Cette révision à la baisse des ambitions de départ doit beaucoup au tir de barrage des Européens et des Arabes qui ont reproché à la démarche américaine sa dimension prescriptive, le peu de cas qui était fait du processus euro-méditerranéen de Barcelone ainsi que l’absence totale de référence au conflit israélo-arabe. Ces trois déficits ont été comblés puisque la réforme structurelle du GMO est censée être fondée sur la coopération avec tous les acteurs locaux (y compris les Etats), s’appuyer sur l’acquis européen et aller de pair avec le règlement de contentieux politique et territorial entre Israéliens et Palestiniens. Toutefois, ce rééquilibrage justifié de l’initiative sur le GMO l’hypothèque en même temps sérieusement. Associer les gouvernements de la région à la mise en œuvre de réformes politiques de fond apparaît comme un leurre : les régimes égyptien et saoudien auraient beaucoup à perdre en s’engageant vraiment dans cette voie et le refus de leurs dirigeants d’assister à la rencontre du G8 parle de lui-même. A cet égard, l’adoption par le récent sommet de la Ligue arabe d’une déclaration sur la modernisation politique, économique et sociale ne saurait faire illusion : la cause de la réforme est brandie pour mieux la contrôler. Quant au conflit israélo-arabe, son règlement sur une base équitable n’est pas pour demain, l’administration américaine ayant ouvertement endossé la stratégie unilatérale d’Ariel Sharon qui conduira peut-être, l’an prochain, au retrait de Gaza, pour mieux assurer la mainmise israélienne sur les zones utiles de Cisjordanie.

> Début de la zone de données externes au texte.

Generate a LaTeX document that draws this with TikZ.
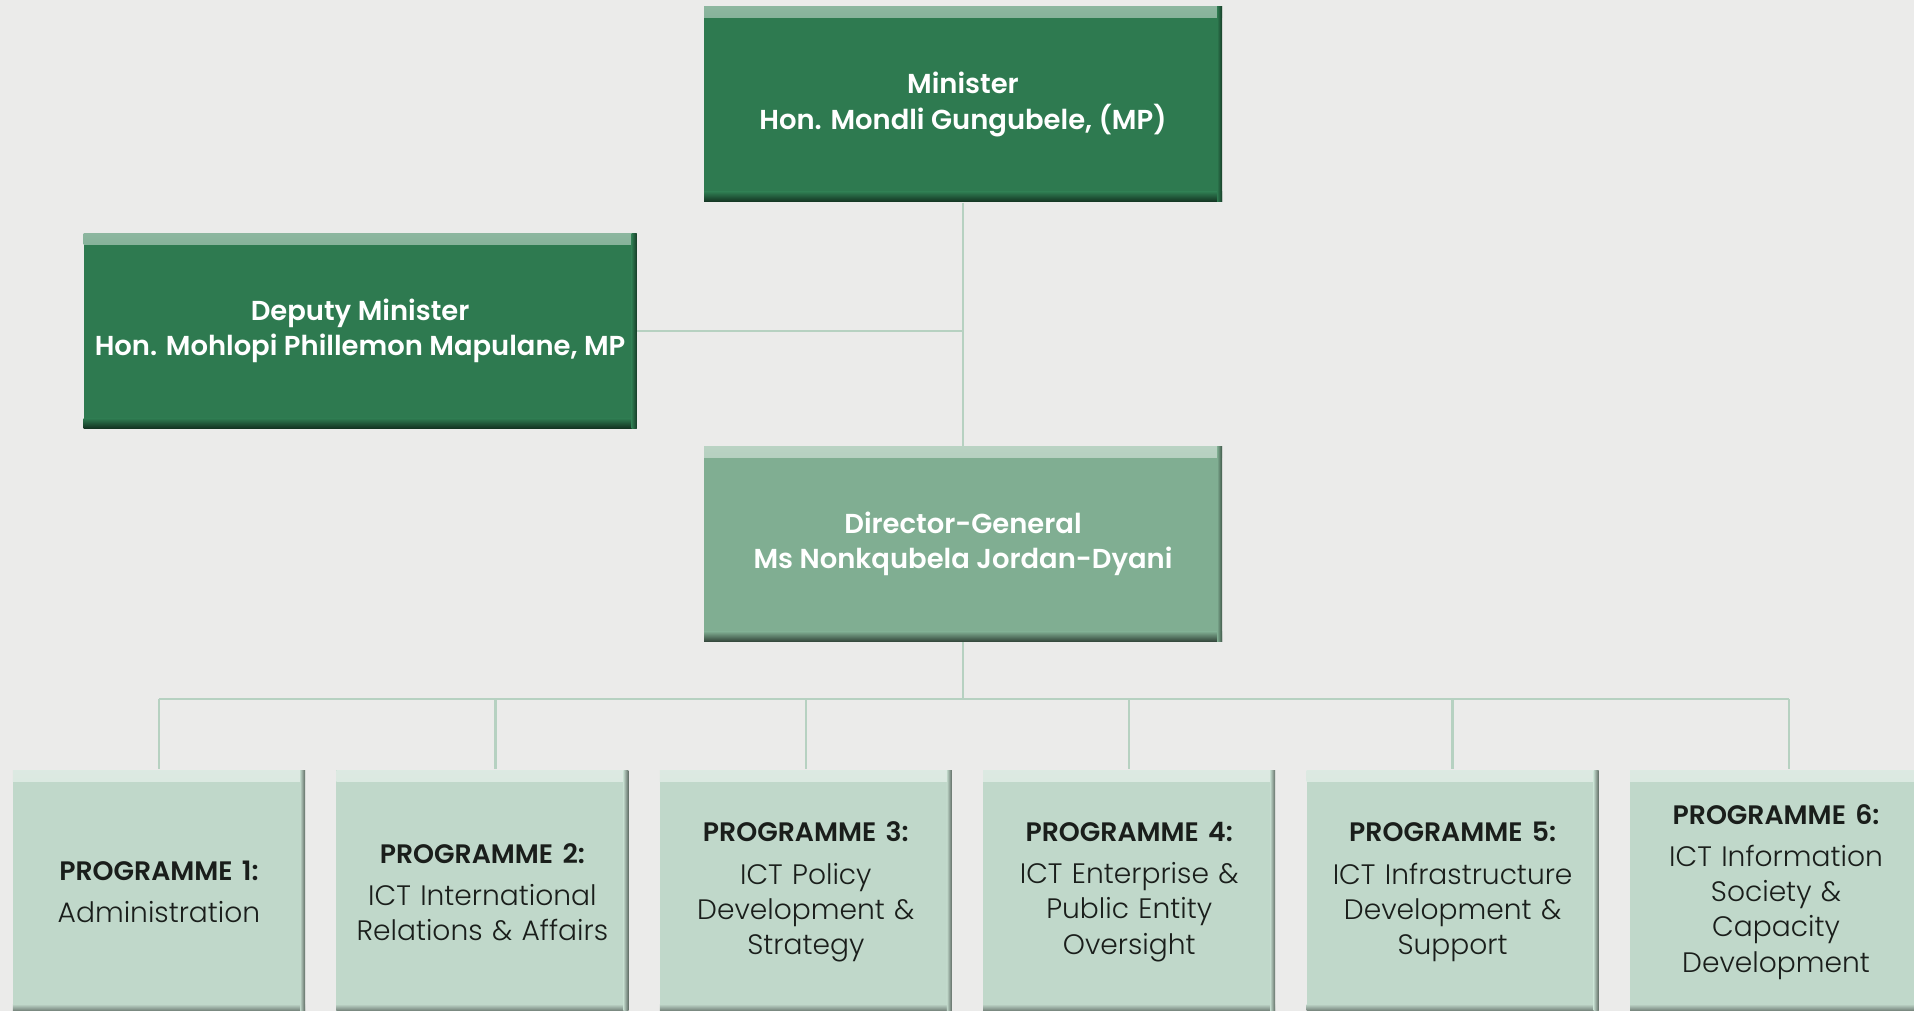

Le contexte général n’est donc guère porteur pour voir le partenariat avec le GMO déboucher sur une transformation démocratique en profondeur que les Etats-Unis eux-mêmes ont quelque raison de craindre tant elle risquerait de favoriser l’arrivée au pouvoir d’islamistes moins bien disposés à leur égard que les régimes (semi) autoritaires en place. Comme les Européens, ils se contenteront fort bien d’une libéralisation politique de façade, concédée et régulée par les pouvoirs en place, qui permettra des ouvertures à doses homéopathiques tout en préservant les liens stratégiques anciens. C’est d’ailleurs bien la voie déjà empruntée par les Etats arabes présents à Sea Island (Bahrein, Jordanie...). Mais la démocratisation véritable que les militants des droits de l’homme, les féministes et les opposants politiques appellent de leurs vœux devra attendre des jours meilleurs.